1

I am experiencing issues with OpenAI's whisper and faster-whisper when processing audio files. Specifically, some of the files fail to fully process and the progress bar freezes, occurring randomly across durations. I suspect this issue may be related to hardware performance, as I am using a mid-range GPU and CPU. I have attempted to fix the issue by breaking the speech recognition into smaller chunks, but the problem persists. Can you suggest any debugging steps or solutions to this issue?

Nick ODell
  • 15,465
  • 3
  • 32
  • 66
Parzival
  • 62
  • 5
  • Please provide enough code so others can better understand or reproduce the problem. – Community Apr 30 '23 at 16:03
  • Can you please provide information on how you're using Whisper - such as in a Jupyter notebook, or on the command line? Is there anything distinct between the files where Whisper freezes and the files where it does not? How long are the audio files? – Kathy Reid May 01 '23 at 23:54

2 Answers2

1

Have you monitored your memory and GPU usage? If nvtop shows levels that are reasonable and not growing over time, then it probably isn't a resource issue.

On the other hand, if it is a GPU memory issue, you could try cleaning up the GPU memory before loading any model or processing each chunk: either delete or set any variables that have been previously returned by whisper to None, then use these two lines of code:

gc.collect()
torch.cuda.empty_cache()

(you need to import gc and torch first, obviously).

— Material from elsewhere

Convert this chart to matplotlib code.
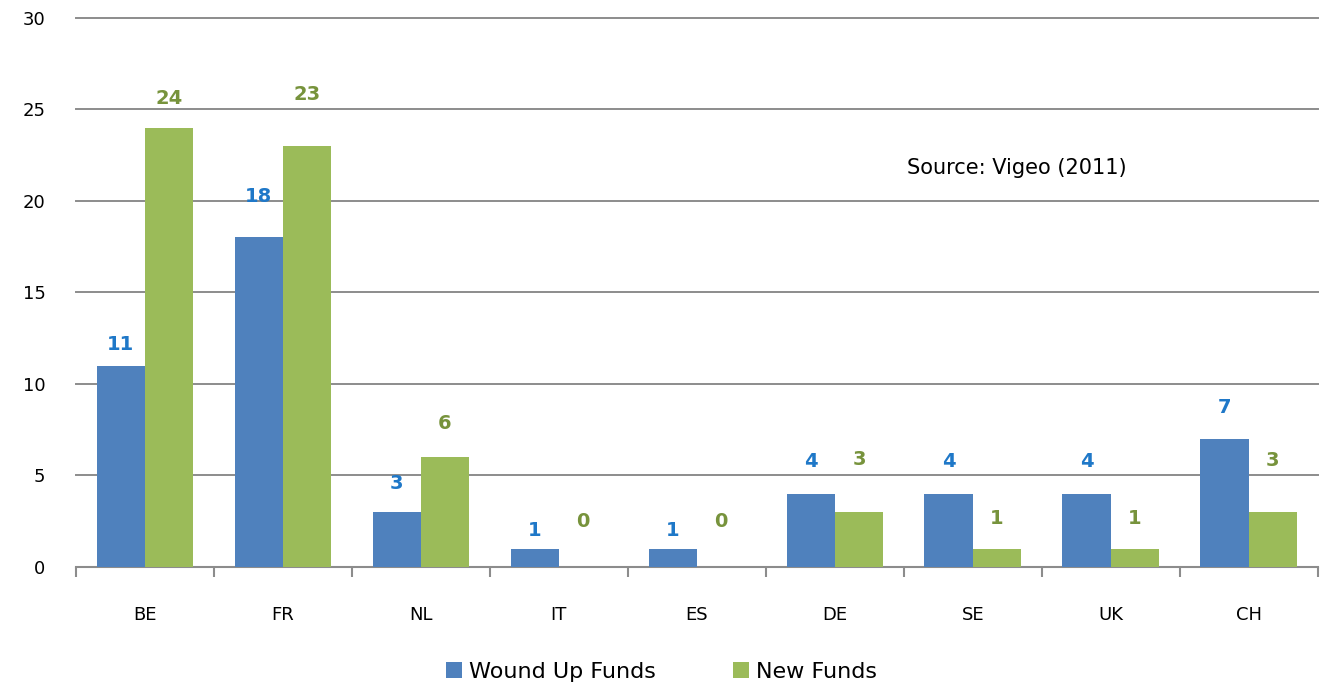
import matplotlib
matplotlib.use("Agg")
import matplotlib.pyplot as plt
import numpy as np

countries = ["BE", "FR", "NL", "IT", "ES", "DE", "SE", "UK", "CH"]
wound_up = [11, 18, 3, 1, 1, 4, 4, 4, 7]
new_funds = [24, 23, 6, 0, 0, 3, 1, 1, 3]

# hand-placed data label offsets above each bar, in pixels
wound_up_lift = [21, 41, 29, 18, 18, 32, 32, 32, 31]
new_funds_lift = [29, 51, 34, 45, 45, 53, 30, 30, 52]

BLUE = "#4f81bd"
GREEN = "#9bbb59"
BLUE_TXT = "#1f78c8"
GREEN_TXT = "#77933c"

plt.rcParams["font.family"] = "DejaVu Sans"

fig = plt.figure(figsize=(13.23, 6.88), dpi=100)
ax = fig.add_axes([0.0574, 0.176, 0.9386, 0.798])

x = np.arange(len(countries))
w = 0.35
b1 = ax.bar(x - w / 2, wound_up, w, color=BLUE, label="Wound Up Funds", zorder=3)
b2 = ax.bar(x + w / 2, new_funds, w, color=GREEN, label="New Funds", zorder=3)

for bars, vals, lifts, col in [(b1, wound_up, wound_up_lift, BLUE_TXT),
                               (b2, new_funds, new_funds_lift, GREEN_TXT)]:
    for rect, v, dy in zip(bars, vals, lifts):
        ax.annotate(str(v), (rect.get_x() + rect.get_width() / 2, v),
                    xytext=(0, dy), textcoords="offset pixels", ha="center",
                    va="center", color=col, fontweight="bold", fontsize=14)

ax.set_xlim(-0.5, len(countries) - 0.5)
ax.set_ylim(0, 30)
ax.set_yticks(range(0, 31, 5))
ax.yaxis.grid(True, color="#8c8c8c", linewidth=1.4, zorder=0)
for gl in ax.get_ygridlines():
    gl.set_clip_on(False)
ax.tick_params(axis="y", length=0, labelsize=13, pad=22)

ax.set_xticks(x)
ax.set_xticklabels(countries, fontsize=13)
ax.tick_params(axis="x", length=0, pad=28)
ax.set_xticks(np.arange(-0.5, len(countries)), minor=True)
ax.tick_params(axis="x", which="minor", length=7, width=1.5, color="#8c8c8c", direction="out")

for s in ["top", "right", "left"]:
    ax.spines[s].set_visible(False)
ax.spines["bottom"].set_color("#8c8c8c")
ax.spines["bottom"].set_linewidth(1.5)

ax.text(0.669, 0.727, "Source: Vigeo (2011)", transform=ax.transAxes,
        fontsize=15, ha="left", va="center")

fig.legend(loc="lower center", bbox_to_anchor=(0.5, -0.02), ncol=2,
           frameon=False, fontsize=16, handlelength=0.7, handleheight=0.7,
           columnspacing=3.5, handletextpad=0.3)

fig.savefig("out.png", dpi=100)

The bad news is that when I did this, although it did reduce my memory usage it didn't solve the hangs. Also, switching to CPU-only processing didn't help - instead of the whole process hanging, the call appeared to end normally but the returned transcript would be incomplete.

St. Eve
  • 11
  • 2
0

It does not seem to happen when I use CPU mode. Perhaps it's a resource constraint issue.

Parzival
  • 62
  • 5